I’ve driven since this video was taken in less windy conditions (last night, there was hardly any wind) and it stands straight up, but the arc still worries me.
Do you think a heavy-duty spring like this one would help?
Interesting hypothesis: My father-in-law has a background in physics and aerodynamics; he hypothesizes that the PVC tube is actually catching more air and helping to cause the flex. He recommends I try removing it and take the truck for a test drive to see. (I’ve only driven with the pipe on.) I intend to do just to satisfy my curiosity as soon as I can get home and get to a ladder tall enough to remove it without having to unscrew the antenna from the mount. (I figure, the less I mess with the antenna, the better.)
I was able to test the SWR with both the internal and an external meter and I am getting 1.1 to 1.2 on the readouts on channel 19. (I know you’re supposed to do 1 and 40, but since I never talk on those, I wanted to calibrate for 19 specifically.) I was able to reach a stationary contact approximately 5 miles away (as the crow flies) before his signal started to get scratchy and fade away. He reported the same. This is MUCH better than the 1 mile ahead to 3 miles behind I was getting with the stock antenna in my former 2020 truck. So, overall, I am very happy with these results.
I did notice a whine in the static, usually as I climbed hills. Also, when my ParkSmart/Opti-Idle air conditioner behind the bunk is running while at a truck stop, there is considerable noise in the static. I had yet to install grounding straps between the door and door frame at the time I noticed this. In my 2020, it was all carbon fiber, which means grounding straps are useless, whereas I think this 2019 truck still has a metal body.
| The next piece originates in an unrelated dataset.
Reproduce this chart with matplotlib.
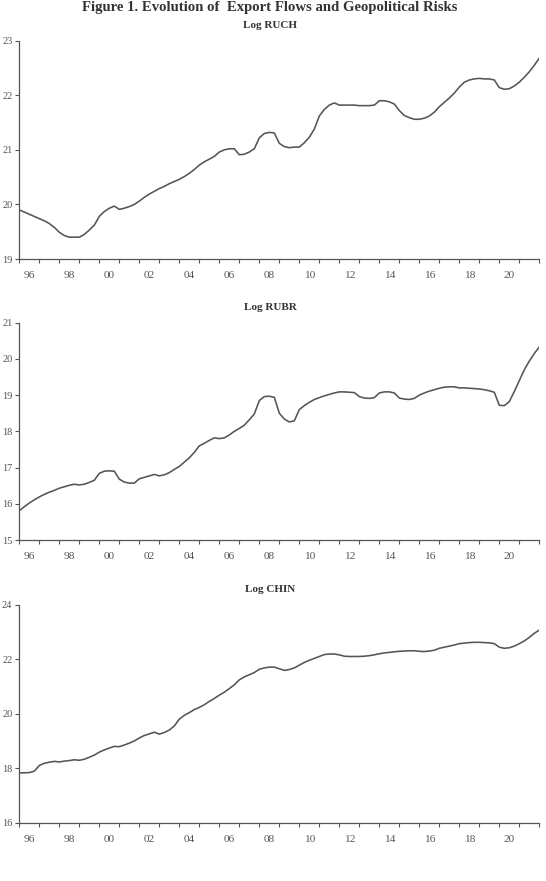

Update – I started writing this thread yesterday but I’ve been waiting on Dropbox to finish uploading my photos. While I waited, I installed 1 grounding strap (that’s all I have with me; the rest are at home) between the driver’s side door bolt and a frame bolt. It might just be a coincidence, but during last night’s drive, I no longer heard any whining noises. I am, however, still hearing a bit of extra static (though less so) when the bunk air conditioner is running at a truck stop.
So, I’m looking for suggestions on how to clean up this noise and recommendations on where else I should install grounding straps.